Partnership of Summer School Education planning for another year
“The definition of ‘posse’ is a group of people who come together for a common goal,” explained Paula Harp, director of the Partnership of Summer School Education (POSSE) program and the Making a Difference program at the Choctaw Nation of Oklahoma
Harp smiled as she described just what the POSSE program does for the youth of Durant and the surrounding area. “The main goal of the Partnership of Summer School Education program is to provide academic remediation to students in grades pre-k through second grade,” stated Harp. “It is the goal of the Choctaw Nation to provide a culturally enriched, safe and positive atmosphere for the students that participate in the summer school program.”
According to Valerie Crabtree, principal of the Durant summer school program, POSSE’s inaugural summer was well received by students, teachers and parents alike. Teachers were thrilled to be working in a more hands-on situation with smaller classes and more time to devote to each student.
The future of POSSE was discussed at Second Annual Superintendents’ Luncheon on Sept. 17. After a presentation of the success at the Durant location, many educators were curious how they could include their school in the program. Promising plans were made to expand the service area of the program. According to Harp, next year, and additional seven Bryan County schools will be added to the program: Achille, Caddo, Calera, Silo, Bennington, Colbert and Rock Creek Public Schools.
POSSE was available for eligible children pre-k through second grade, who attend school Monday through Thursday from 7:30 a.m. to 5:30 p.m. as well as the “Jump Start to Kindergarten” group of students, who attend class Monday through Thursday from 7:30 a.m. to noon. It is a seven-week-long program, held at Washington Irving Elementary School in Durant, which began June 3, and concluded July 25.
The selection of students to be accepted into POSSE is based on teacher recommendation and test scores; Choctaw tribal membership is not required. If the student is having trouble with reading or math during the school year, the teacher will suggest to Harp they need to be admitted into the summer school program.
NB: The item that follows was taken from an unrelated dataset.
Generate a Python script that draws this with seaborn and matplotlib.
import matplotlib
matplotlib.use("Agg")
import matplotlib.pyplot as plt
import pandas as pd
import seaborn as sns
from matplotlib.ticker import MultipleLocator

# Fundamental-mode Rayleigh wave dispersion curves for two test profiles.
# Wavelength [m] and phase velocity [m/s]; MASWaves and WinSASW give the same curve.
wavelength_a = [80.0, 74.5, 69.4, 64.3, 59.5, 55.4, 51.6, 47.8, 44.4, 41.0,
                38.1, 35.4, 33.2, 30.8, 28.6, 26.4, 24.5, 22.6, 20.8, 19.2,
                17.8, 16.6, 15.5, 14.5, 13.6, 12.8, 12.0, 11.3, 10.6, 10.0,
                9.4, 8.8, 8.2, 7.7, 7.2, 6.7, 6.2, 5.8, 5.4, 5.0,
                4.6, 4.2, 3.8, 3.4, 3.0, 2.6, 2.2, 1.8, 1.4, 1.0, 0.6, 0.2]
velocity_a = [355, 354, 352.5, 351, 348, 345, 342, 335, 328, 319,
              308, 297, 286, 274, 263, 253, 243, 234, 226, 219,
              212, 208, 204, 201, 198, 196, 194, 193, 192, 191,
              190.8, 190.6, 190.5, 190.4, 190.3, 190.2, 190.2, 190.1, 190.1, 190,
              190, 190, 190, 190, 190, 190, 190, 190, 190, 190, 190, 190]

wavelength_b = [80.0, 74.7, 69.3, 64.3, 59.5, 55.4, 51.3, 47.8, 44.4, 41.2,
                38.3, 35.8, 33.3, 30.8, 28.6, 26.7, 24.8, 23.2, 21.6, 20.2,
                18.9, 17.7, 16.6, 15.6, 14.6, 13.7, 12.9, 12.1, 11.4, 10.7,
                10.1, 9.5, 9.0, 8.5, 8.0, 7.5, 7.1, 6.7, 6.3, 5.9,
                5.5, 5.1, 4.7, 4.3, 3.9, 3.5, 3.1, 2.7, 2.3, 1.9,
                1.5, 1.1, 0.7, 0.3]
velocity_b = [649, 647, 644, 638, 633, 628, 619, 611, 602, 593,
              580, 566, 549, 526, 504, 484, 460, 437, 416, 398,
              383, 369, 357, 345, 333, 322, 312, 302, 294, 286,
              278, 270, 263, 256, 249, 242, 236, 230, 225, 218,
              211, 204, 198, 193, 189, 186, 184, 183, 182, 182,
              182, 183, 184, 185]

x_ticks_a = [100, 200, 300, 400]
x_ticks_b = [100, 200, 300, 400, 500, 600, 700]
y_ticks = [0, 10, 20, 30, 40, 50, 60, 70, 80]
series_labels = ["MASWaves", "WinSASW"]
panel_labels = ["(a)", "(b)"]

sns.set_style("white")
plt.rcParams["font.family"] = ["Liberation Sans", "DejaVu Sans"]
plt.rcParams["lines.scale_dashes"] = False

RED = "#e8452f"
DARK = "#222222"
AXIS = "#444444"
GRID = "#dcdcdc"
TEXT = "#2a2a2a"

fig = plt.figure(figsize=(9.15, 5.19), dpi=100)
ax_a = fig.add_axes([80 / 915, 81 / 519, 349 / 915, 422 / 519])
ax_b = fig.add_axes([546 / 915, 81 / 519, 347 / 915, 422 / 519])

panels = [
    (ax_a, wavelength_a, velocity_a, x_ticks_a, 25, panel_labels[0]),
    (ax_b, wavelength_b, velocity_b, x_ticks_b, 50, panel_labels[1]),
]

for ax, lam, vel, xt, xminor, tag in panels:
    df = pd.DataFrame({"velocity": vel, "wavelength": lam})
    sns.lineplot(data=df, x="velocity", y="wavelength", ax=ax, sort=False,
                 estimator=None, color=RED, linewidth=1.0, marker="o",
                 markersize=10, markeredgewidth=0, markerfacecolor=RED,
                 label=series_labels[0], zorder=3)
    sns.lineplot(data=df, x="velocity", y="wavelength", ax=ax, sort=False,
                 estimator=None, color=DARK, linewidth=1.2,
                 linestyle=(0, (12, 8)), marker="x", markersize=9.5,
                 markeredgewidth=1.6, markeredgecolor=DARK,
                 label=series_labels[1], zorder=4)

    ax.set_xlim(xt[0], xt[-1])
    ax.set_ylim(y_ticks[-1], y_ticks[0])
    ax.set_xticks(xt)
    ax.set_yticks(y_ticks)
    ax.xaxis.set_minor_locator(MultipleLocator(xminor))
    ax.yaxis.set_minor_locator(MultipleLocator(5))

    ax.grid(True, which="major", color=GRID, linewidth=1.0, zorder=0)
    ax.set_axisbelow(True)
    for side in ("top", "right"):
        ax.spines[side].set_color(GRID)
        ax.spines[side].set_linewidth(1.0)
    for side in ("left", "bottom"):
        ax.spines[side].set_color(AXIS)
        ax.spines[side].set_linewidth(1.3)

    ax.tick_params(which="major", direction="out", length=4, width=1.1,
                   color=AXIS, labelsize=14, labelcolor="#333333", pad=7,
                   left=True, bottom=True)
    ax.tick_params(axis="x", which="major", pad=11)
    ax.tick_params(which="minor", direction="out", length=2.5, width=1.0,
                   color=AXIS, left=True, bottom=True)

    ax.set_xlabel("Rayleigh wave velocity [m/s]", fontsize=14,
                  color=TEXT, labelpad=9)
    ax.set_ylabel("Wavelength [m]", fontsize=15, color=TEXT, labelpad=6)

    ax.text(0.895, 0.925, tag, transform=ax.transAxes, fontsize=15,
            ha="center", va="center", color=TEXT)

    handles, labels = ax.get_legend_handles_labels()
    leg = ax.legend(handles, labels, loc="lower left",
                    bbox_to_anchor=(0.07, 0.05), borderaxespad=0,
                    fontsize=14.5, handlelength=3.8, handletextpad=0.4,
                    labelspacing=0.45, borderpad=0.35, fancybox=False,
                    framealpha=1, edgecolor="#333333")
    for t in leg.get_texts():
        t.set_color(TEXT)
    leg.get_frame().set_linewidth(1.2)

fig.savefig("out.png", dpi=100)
Harp continued illustrating the goals of POSSE by listing examples of how the staff and educators conduct themselves:
- they work to inspire and empower the students
- build on the strengths of the community
- applaud students’ achievements
- expand resources
- work with communities, schools and organizations in the geographic service area
- plan, implement, expand, coordinate and evaluate the program itself
According to Harp, the program has several objectives.
- The children will grow academically through remediation in reading and math
- grow socially through cultural services provided
- develop emotionally through the afternoon educational activities
- feel safe and secure while being supervised by a competent and caring staff
- benefit in a positive manner as they are taught caring and cooperative attitudes
There were 184 students enrolled in the initial summer school program according to Harp, who worked closely with Durant School administration and staff to develop the curriculum for the summer school. “Since I am a former teacher, it helps me a lot, because I know what the school day is like,” and since Harp was once a teacher from Durant ISD, the teachers she is now working with are some of her good friends. “We have a great working relationship; we just kind of know what the other is thinking and what we need to do.”
The Choctaw Nation helps with funding POSSE, providing the school with half of the needed funds. While the Nation provides funding for teachers’ salaries and supplies throughout the seven weeks, Durant ISD provides all other expenses, such as bus drivers’ salaries, bus fuel, air conditioning in the building, summer lunch program, etc.
Harp said Durant Public Schools usually accept around 300 children into kindergarten each year with about 100 of these students who have never gone to school. She described the program as being an exceptional program for children who have never experienced a school environment but are about to enter kindergarten. “Some kids, when they start kindergarten, have never been to school (pre-k) before,” she said, because it is not required. “They may or may not have been taught their alphabet, how to tie their shoes, etc.” During the seven-week period of Jump Start to Kindergarten, those areas are covered, she said. “We teach them quite a few things, so that when school starts, they are ready to go.”
Locating these children throughout the Durant area for Jump Start to Kindergarten proved to be a daunting but rewarding task. “We visited all the Head Starts and the Durant schools and found names for all Choctaw children who fit the age group,” explained Harp.
“The education department employees visited the homes of Choctaw children in the Durant school district and found Choctaw children who are going into kindergarten but have not been through pre-k,” said Harp. “We did it in one afternoon, each of us had a certain number of students to find, and we just went out and did it. It was a great group effort.”
“We’re not in the business of running schools, they’re the experts,” said Harp. “We are just helping to fund the extra expense.”
The 2013 summer school theme was “The Great Outdoor Adventure.” The first two weeks of summer school had a camping theme, the next two weeks an aerospace theme and the last three weeks a Native American theme, in which Choctaw storyteller Tim Tingle visited the students and provided each child with their own book.
A field trip was made each week. “They really made an impression,” Harp said of the outings. Students visited the Choctaw Nation Recycling Center spurring them to encourage parents by saying thing such as “don’t waste water,” and telling them how to recycle at home, turn the lights out and clean up the environment.